La gestion des crédits paraît fondée sur une définition mouvante des frontières entre les politiques publiques . La loi organique relative aux lois de finances reposait sur l'idée, qui est celle des principes de spécialité et d'annualité budgétaires, qu'une mission du budget « comprend un ensemble de programmes concourant à une politique publique définie » et qu'un programme « regroupe les crédits destinés à mettre en oeuvre une action ou un ensemble cohérent d'actions relevant d'un même ministère », les unes et les autres disposant de moyens précisément définis pour l'année en cours en loi de finances.

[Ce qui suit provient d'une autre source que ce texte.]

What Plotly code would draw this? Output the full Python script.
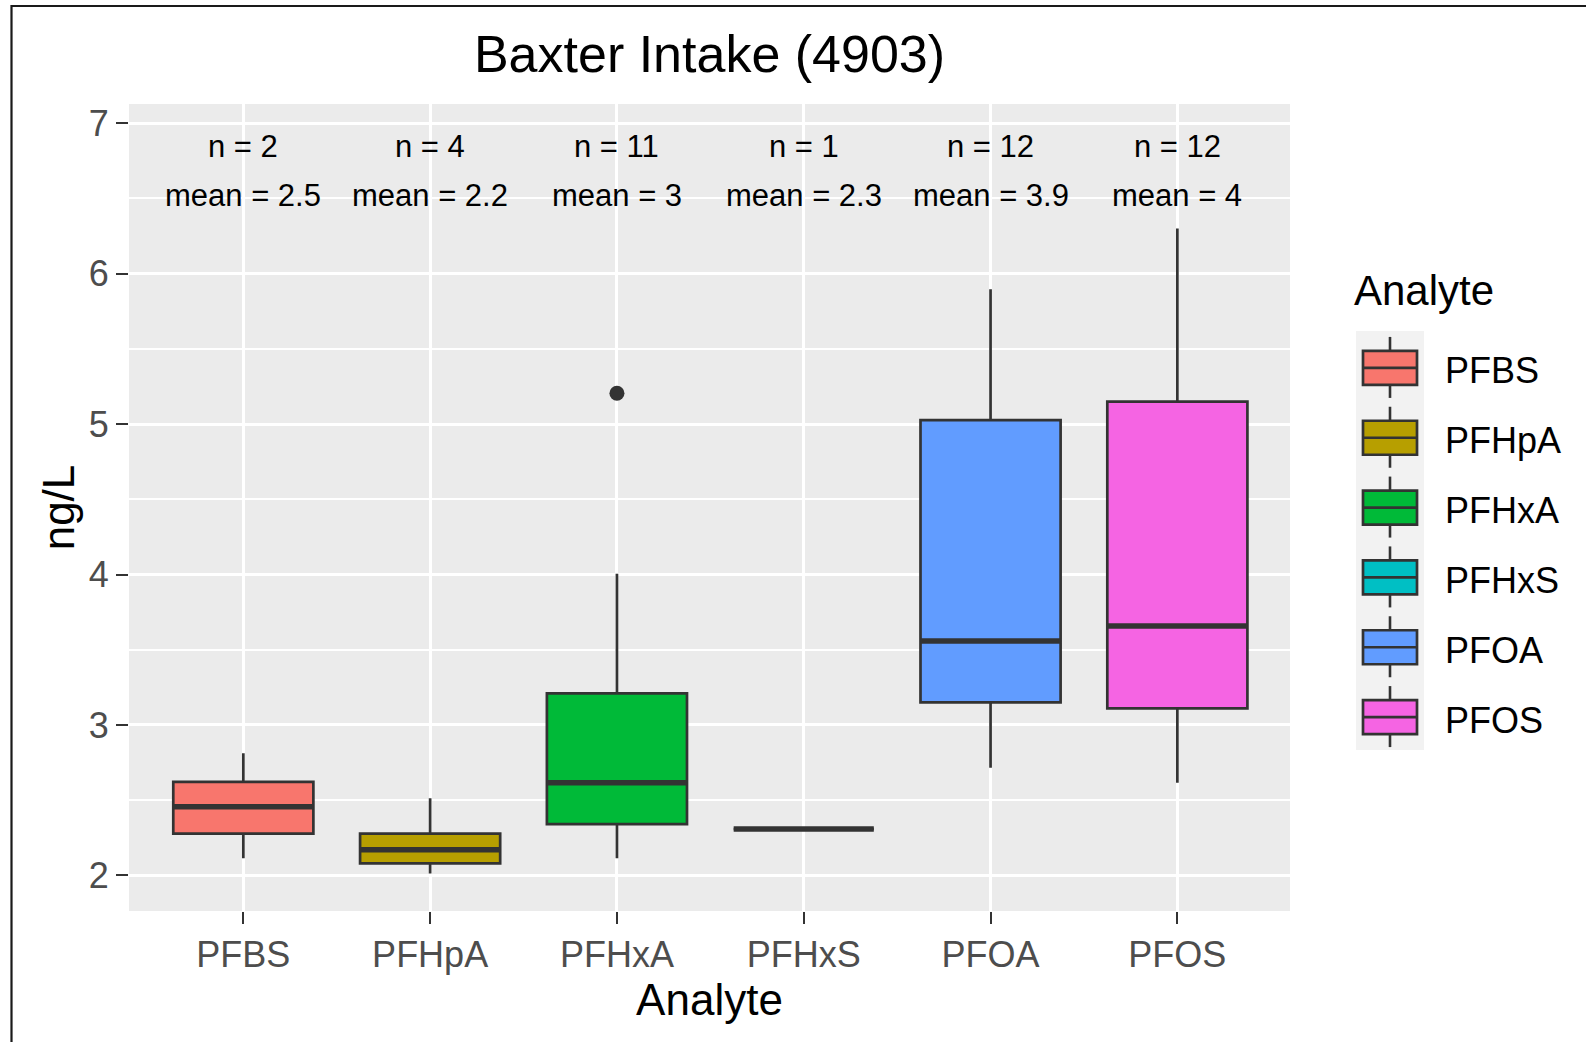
import plotly.graph_objects as go

# ---------------- data ----------------
analytes = ["PFBS", "PFHpA", "PFHxA", "PFHxS", "PFOA", "PFOS"]
lower_whisker = [2.113, 2.013, 2.113, 2.308, 2.716, 2.616]
q1_vals = [2.278, 2.080, 2.341, 2.308, 3.150, 3.110]
median_vals = [2.456, 2.171, 2.616, 2.308, 3.558, 3.658]
q3_vals = [2.622, 2.278, 3.210, 2.308, 5.027, 5.149]
upper_whisker = [2.811, 2.512, 4.005, 2.308, 5.896, 6.300]
outlier_analyte = ["PFHxA"]
outlier_vals = [5.205]
n_counts = [2, 4, 11, 1, 12, 12]
mean_labels = ["2.5", "2.2", "3", "2.3", "3.9", "4"]
colors = ["#F8766D", "#B79F00", "#00BA38", "#00BFC4", "#619CFF", "#F564E3"]
y_ticks = [2, 3, 4, 5, 6, 7]

# ---------------- layout geometry ----------------
W, H = 1586, 1042
L, R, T, B = 129, 296, 104, 131
PW, PH = W - L - R, H - T - B
FONT = "Arial, Liberation Sans, sans-serif"
EDGE = "#333333"
BOX_W = 0.75


def xp(px):
    return (px - L) / PW


def yp(py):
    return (H - B - py) / PH


fig = go.Figure()
pos = list(range(len(analytes)))

for i, a in enumerate(analytes):
    fig.add_trace(go.Box(
        x=[i], q1=[q1_vals[i]], median=[median_vals[i]], q3=[q3_vals[i]],
        lowerfence=[lower_whisker[i]], upperfence=[upper_whisker[i]],
        name=a, fillcolor=colors[i], line=dict(color=EDGE, width=2.7),
        width=BOX_W, whiskerwidth=0, boxpoints=False, showlegend=False,
        hoverinfo="skip"))

# thicker median lines (ggplot style)
for i, a in enumerate(analytes):
    fig.add_trace(go.Scatter(
        x=[i - BOX_W / 2, i + BOX_W / 2], y=[median_vals[i], median_vals[i]],
        mode="lines", line=dict(color=EDGE, width=5.5), showlegend=False,
        hoverinfo="skip"))

# outliers
fig.add_trace(go.Scatter(
    x=[analytes.index(a) for a in outlier_analyte], y=outlier_vals,
    mode="markers", marker=dict(color=EDGE, size=15), showlegend=False,
    hoverinfo="skip"))

# n / mean labels
N_Y, MEAN_Y = 6.846, 6.523
for i, a in enumerate(analytes):
    fig.add_annotation(x=i, y=N_Y, text=f"n = {n_counts[i]}", showarrow=False,
                       font=dict(family=FONT, size=31, color="#000000"),
                       xanchor="center", yanchor="middle")
    fig.add_annotation(x=i, y=MEAN_Y, text=f"mean = {mean_labels[i]}", showarrow=False,
                       font=dict(family=FONT, size=31, color="#000000"),
                       xanchor="center", yanchor="middle")

shapes = []
# outer frame
shapes.append(dict(type="rect", xref="paper", yref="paper",
                   x0=xp(11.5), x1=xp(1620), y0=yp(1080), y1=yp(6),
                   line=dict(color="#1a1a1a", width=2.2), fillcolor="rgba(0,0,0,0)",
                   layer="above"))

# manual ggplot-style legend
LEG_X0, LEG_X1 = 1356, 1424
LEG_Y0, LEG_Y1 = 331, 750
shapes.append(dict(type="rect", xref="paper", yref="paper",
                   x0=xp(LEG_X0), x1=xp(LEG_X1), y0=yp(LEG_Y1), y1=yp(LEG_Y0),
                   line=dict(width=0), fillcolor="#F2F2F2", layer="above"))
fig.add_annotation(xref="paper", yref="paper", x=xp(1352), y=yp(290),
                   text="Analyte", showarrow=False, xanchor="left", yanchor="middle",
                   font=dict(family=FONT, size=42, color="#000000"))
cell = (LEG_Y1 - LEG_Y0) / len(analytes)
bx0, bx1, bxc = 1363, 1417, 1390
for i, a in enumerate(analytes):
    cy = LEG_Y0 + cell * (i + 0.5) + 2
    top, bot = cy - 17, cy + 17
    shapes.append(dict(type="line", xref="paper", yref="paper",
                       x0=xp(bxc), x1=xp(bxc), y0=yp(cy - 31), y1=yp(top),
                       line=dict(color=EDGE, width=2.6), layer="above"))
    shapes.append(dict(type="line", xref="paper", yref="paper",
                       x0=xp(bxc), x1=xp(bxc), y0=yp(bot), y1=yp(cy + 30),
                       line=dict(color=EDGE, width=2.6), layer="above"))
    shapes.append(dict(type="rect", xref="paper", yref="paper",
                       x0=xp(bx0), x1=xp(bx1), y0=yp(bot), y1=yp(top),
                       line=dict(color=EDGE, width=2.7), fillcolor=colors[i], layer="above"))
    shapes.append(dict(type="line", xref="paper", yref="paper",
                       x0=xp(bx0), x1=xp(bx1), y0=yp(cy), y1=yp(cy),
                       line=dict(color=EDGE, width=2.7), layer="above"))
    fig.add_annotation(xref="paper", yref="paper", x=xp(1443), y=yp(cy + 3),
                       text=a, showarrow=False, xanchor="left", yanchor="middle",
                       font=dict(family=FONT, size=36, color="#000000"))

fig.update_layout(
    width=W, height=H, autosize=False,
    margin=dict(l=L, r=R, t=T, b=B, pad=0),
    paper_bgcolor="#FFFFFF", plot_bgcolor="#EBEBEB",
    showlegend=False, shapes=shapes,
    title=dict(text="Baxter Intake (4903)", x=0.5, xref="paper", xanchor="center",
               y=1 - 54 / H, yanchor="middle", yref="container",
               font=dict(family=FONT, size=52, color="#000000")),
    font=dict(family=FONT),
)

fig.update_xaxes(
    range=[-0.612, 5.603], tickmode="array", tickvals=pos, ticktext=analytes,
    showgrid=True, gridcolor="#FFFFFF", gridwidth=2.7, zeroline=False,
    ticks="outside", ticklen=12, tickwidth=2.4, tickcolor=EDGE,
    tickfont=dict(family=FONT, size=36, color="#4D4D4D"), ticklabelstandoff=0,
    showline=False,
    title=dict(text="Analyte", standoff=8, font=dict(family=FONT, size=44, color="#000000")),
)
fig.update_yaxes(
    range=[1.763, 7.128], tickmode="array", tickvals=y_ticks,
    showgrid=True, gridcolor="#FFFFFF", gridwidth=2.7, zeroline=False,
    minor=dict(dtick=0.5, tick0=0, showgrid=True, gridcolor="#FFFFFF", gridwidth=1.8),
    ticks="outside", ticklen=12, tickwidth=2.4, tickcolor=EDGE,
    tickfont=dict(family=FONT, size=36, color="#4D4D4D"), ticklabelstandoff=0,
    showline=False,
    title=dict(text="ng/L", standoff=0, font=dict(family=FONT, size=44, color="#000000")),
)

fig.write_html("out.html", config={"displayModeBar": False},
               post_script="document.body.style.margin='0';")
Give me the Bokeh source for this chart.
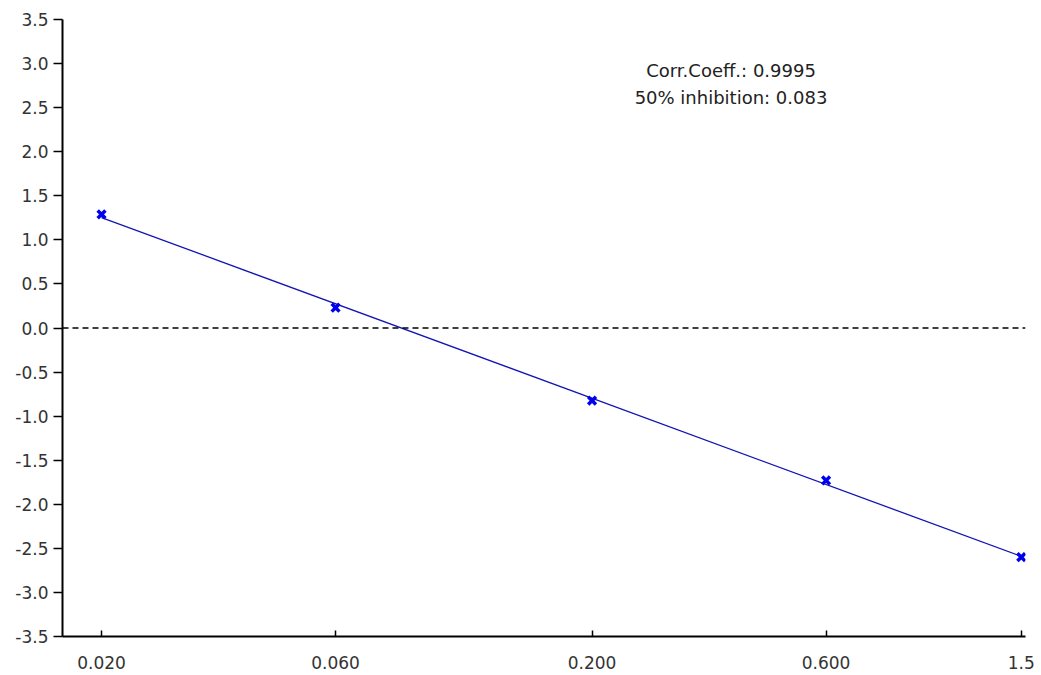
import numpy as np
from bokeh.plotting import figure
from bokeh.models import FixedTicker, Span, Label, ColumnDataSource
from bokeh.embed import file_html
from bokeh.resources import INLINE

# Data
conc = [0.02, 0.06, 0.2, 0.6, 1.5]
response = [1.29, 0.23, -0.825, -1.73, -2.60]
x_ticks = [0.02, 0.06, 0.2, 0.6, 1.5]
x_tick_labels = ["0.020", "0.060", "0.200", "0.600", "1.5"]
y_ticks = [-3.5, -3.0, -2.5, -2.0, -1.5, -1.0, -0.5, 0.0, 0.5, 1.0, 1.5, 2.0, 2.5, 3.0, 3.5]
annot_lines = ["Corr.Coeff.: 0.9995", "50% inhibition: 0.083"]

# Linear regression of response vs log10(concentration)
lx = np.log10(conc)
slope, intercept = np.polyfit(lx, response, 1)
fit_x = [conc[0], conc[-1]]
fit_y = [slope * np.log10(v) + intercept for v in fit_x]

p = figure(width=1038, height=675, x_axis_type="log",
           x_range=(0.01665, 1.53), y_range=(-3.5, 3.5),
           output_backend="svg", toolbar_location=None,
           min_border_left=62, min_border_top=19,
           min_border_right=13, min_border_bottom=39)
p.outline_line_color = None
p.xgrid.visible = False
p.ygrid.visible = False
p.background_fill_color = "white"

FONT = "DejaVu Sans"

xa = p.xaxis[0]
xa.ticker = FixedTicker(ticks=x_ticks, minor_ticks=[])
xa.major_label_overrides = {t: l for t, l in zip(x_ticks, x_tick_labels)}
xa.major_tick_in = 6
xa.major_tick_out = 0
xa.minor_tick_in = 0
xa.minor_tick_out = 0
xa.major_label_standoff = 19
xa.axis_line_width = 2
xa.axis_line_color = "black"
xa.major_tick_line_color = "black"
xa.major_tick_line_width = 1.5
xa.major_label_text_font = FONT
xa.major_label_text_font_size = "17px"
xa.major_label_text_color = "#333333"

ya = p.yaxis[0]
ya.ticker = FixedTicker(ticks=y_ticks, minor_ticks=[])
ya.major_label_overrides = {t: f"{t:.1f}" for t in y_ticks}
ya.major_tick_in = 0
ya.major_tick_out = 9
ya.minor_tick_in = 0
ya.minor_tick_out = 0
ya.major_label_standoff = 5
ya.axis_line_width = 2
ya.axis_line_color = "black"
ya.major_tick_line_color = "black"
ya.major_tick_line_width = 1.5
ya.major_label_text_font = FONT
ya.major_label_text_font_size = "17px"
ya.major_label_text_color = "#333333"

# Zero reference line
p.add_layout(Span(location=0, dimension="width", line_color="black",
                  line_dash="6 4", line_width=1.5))

# Fit line
p.line(fit_x, fit_y, line_color="#1414b4", line_width=1.3)

# Data points
src = ColumnDataSource(dict(x=conc, y=response))
p.scatter("x", "y", source=src, marker="x", size=11, line_width=3.5,
          line_color="#0000ee")

# Annotation
ann_x = 0.384
for txt, yy in zip(annot_lines, [2.92, 2.62]):
    p.add_layout(Label(x=ann_x, y=yy, text=txt, text_align="center",
                       text_baseline="middle", text_font=FONT,
                       text_font_size="18px", text_color="#222222"))

open("out.html", "w").write(file_html(p, INLINE))
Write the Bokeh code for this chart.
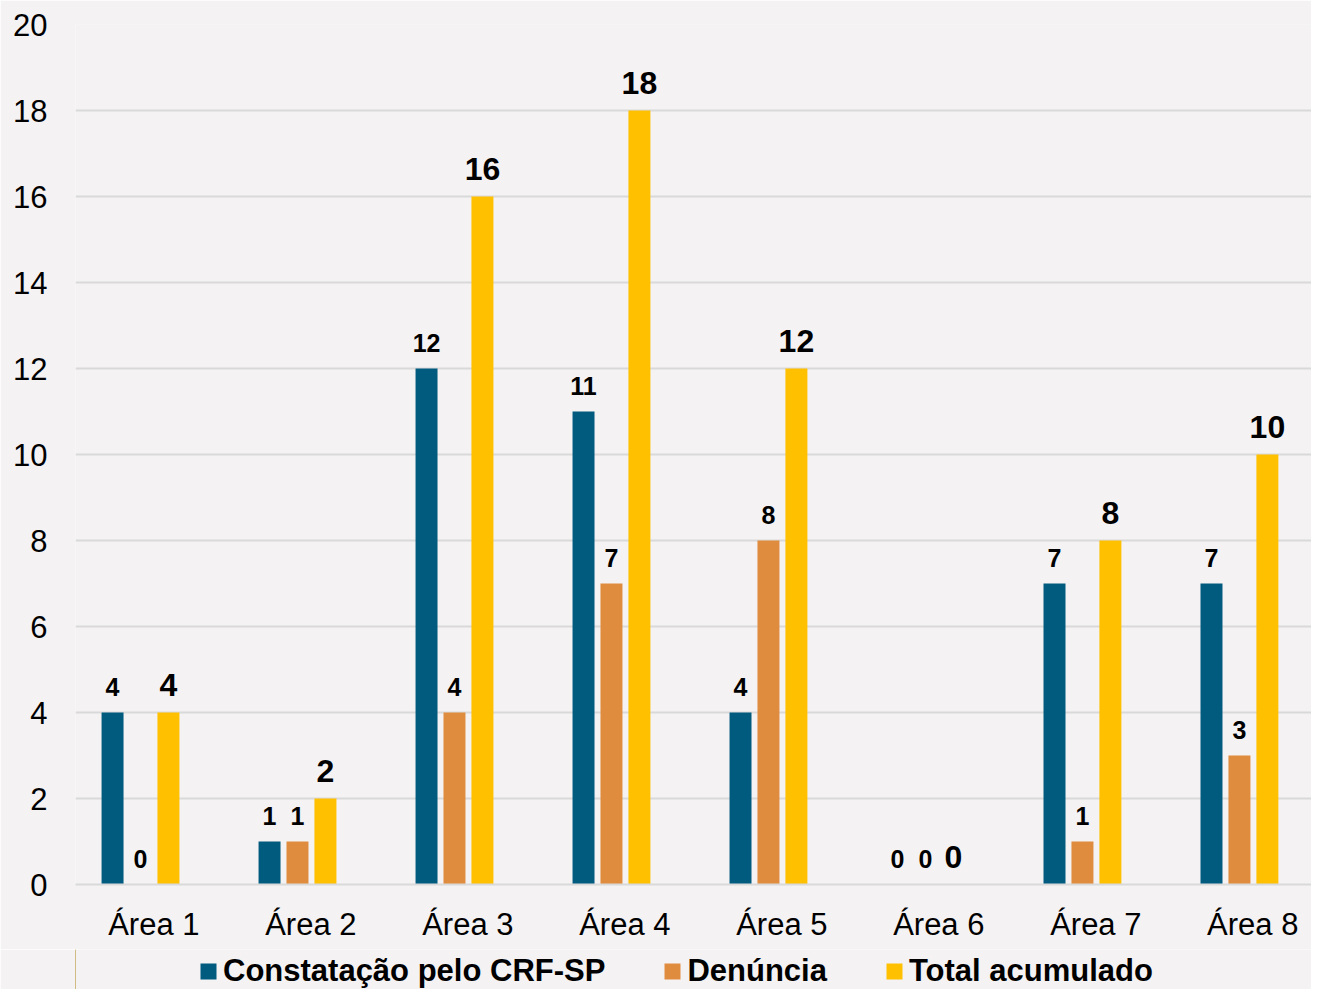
import numpy as np
from bokeh.plotting import figure
from bokeh.layouts import column
from bokeh.models import Range1d, FixedTicker, ColumnDataSource, Legend, LegendItem
from bokeh.core.properties import value
from bokeh.embed import file_html
from bokeh.resources import INLINE

categories = ["Área 1", "Área 2", "Área 3", "Área 4", "Área 5", "Área 6", "Área 7", "Área 8"]
constatacao = [4, 1, 12, 11, 4, 0, 7, 7]
denuncia = [0, 1, 4, 7, 8, 0, 1, 3]
total = [4, 2, 16, 18, 12, 0, 8, 10]
series_names = ["Constatação pelo CRF-SP", "Denúncia", "Total acumulado"]
colors = ["#005b7f", "#e08c3e", "#ffc000"]
y_ticks = [0, 2, 4, 6, 8, 10, 12, 14, 16, 18, 20]

BG = "#f4f2f3"
GRID = "#d9d9d9"
FONT = "Liberation Sans"

p = figure(width=1311, height=949, output_backend="svg", toolbar_location=None,
           x_range=Range1d(-0.414, 7.459), y_range=Range1d(0, 20),
           min_border_left=75, min_border_right=0, min_border_top=24, min_border_bottom=65)
p.background_fill_color = BG
p.border_fill_color = BG
p.outline_line_color = None

idx = np.arange(len(categories))
offsets = [-0.178, 0.0, 0.178]
series = [constatacao, denuncia, total]
label_sizes = ["25px", "25px", "32px"]
label_offsets = [-26, -26, -28]
for vals, col, off, fs, yo in zip(series, colors, offsets, label_sizes, label_offsets):
    src = ColumnDataSource(dict(x=idx + off, top=vals, lab=[str(v) for v in vals]))
    p.vbar(x="x", top="top", width=0.14, source=src, fill_color=col, line_color=None)
    p.text(x="x", y="top", text="lab", source=src, text_align="center",
           text_baseline="alphabetic", y_offset=yo, text_font=value(FONT),
           text_font_style="bold", text_font_size=fs, text_color="black")

# axes
p.xaxis.ticker = FixedTicker(ticks=list(idx + 0.085))
p.xaxis.major_label_overrides = {float(i + 0.085): c for i, c in zip(idx, categories)}
p.xaxis.major_label_text_font = FONT
p.xaxis.major_label_text_font_size = "31px"
p.xaxis.major_label_text_color = "black"
p.xaxis.major_label_standoff = 16
p.xaxis.axis_line_color = GRID
p.xaxis.axis_line_width = 2
p.xaxis.major_tick_line_color = None
p.xaxis.minor_tick_line_color = None

p.yaxis.ticker = FixedTicker(ticks=y_ticks)
p.yaxis.major_label_text_font = FONT
p.yaxis.major_label_text_font_size = "31px"
p.yaxis.major_label_text_color = "black"
p.yaxis.major_label_standoff = 22
p.yaxis.axis_line_color = None
p.yaxis.major_tick_line_color = None
p.yaxis.minor_tick_line_color = None

p.xgrid.grid_line_color = None
p.ygrid.ticker = FixedTicker(ticks=y_ticks)
p.ygrid.grid_line_color = GRID
p.ygrid.grid_line_width = 2

# legend strip below the chart
pl = figure(width=1311, height=40, output_backend="svg", toolbar_location=None,
            x_range=Range1d(0, 1), y_range=Range1d(0, 1),
            x_axis_location=None, y_axis_location=None,
            min_border_left=0, min_border_right=0, min_border_top=0, min_border_bottom=0)
pl.background_fill_color = BG
pl.border_fill_color = BG
pl.outline_line_color = None
pl.grid.grid_line_color = None
items = []
for n, col in zip(series_names, colors):
    # legend-only renderer, kept outside the visible range
    r = pl.vbar(x=[-10], top=[1], width=0.1, fill_color=col, line_color=None)
    items.append(LegendItem(label=n, renderers=[r]))

lg = Legend(items=items)
lg.orientation = "horizontal"
lg.location = (123, 0)
lg.background_fill_alpha = 0
lg.border_line_color = None
lg.padding = 0
lg.margin = 0
lg.spacing = 57
lg.glyph_width = 20
lg.glyph_height = 20
lg.label_standoff = 5
lg.label_height = 20
lg.label_text_font = FONT
lg.label_text_font_style = "bold"
lg.label_text_font_size = "31px"
lg.label_text_color = "black"
pl.add_layout(lg, "center")

layout = column(p, pl, spacing=0)
open("out.html", "w").write(file_html(layout, INLINE))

Dans la pratique actuelle du ministère chargé de l'économie et des finances, programmes et missions semblent être surtout utilisés comme des lignes de financement fongibles et reportables d'année en année , pouvant être mis au service de plusieurs politiques différentes en fonction des besoins, sous couvert de répondre à la situation exceptionnelle que traverse actuellement la France.


* 21 Plusieurs grands organismes disposaient en fin d'année un niveau de trésorerie exceptionnel déposé auprès du Trésor : la Société du Grand Paris dans le cadre de son programme d'endettement (+ 8 milliards d'euros), l'Agence de services et de paiement (ASP), en charge des dépenses d'activité partielle (+ 6 milliards d'euros), la Cades à l'occasion de la reprise de la dette de la sécurité sociale (+ 7 milliards d'euros).

* 22 Projet annuel de performances de la mission « Plan de relance », annexé au projet de loi de finances pour 2021, p. 40.

* 23 Ce programme, doté de 20 milliards d'euros par la deuxième loi de finances rectificative pour 2020, n'a été exécuté qu'à hauteur de 8,3 milliards d'euros.

* 24 Déclaration de M. Bruno Le Maire, ministre de l'économie, des finances et de la relance, sur la territorialisation de France Relance , 1 er mai 2021.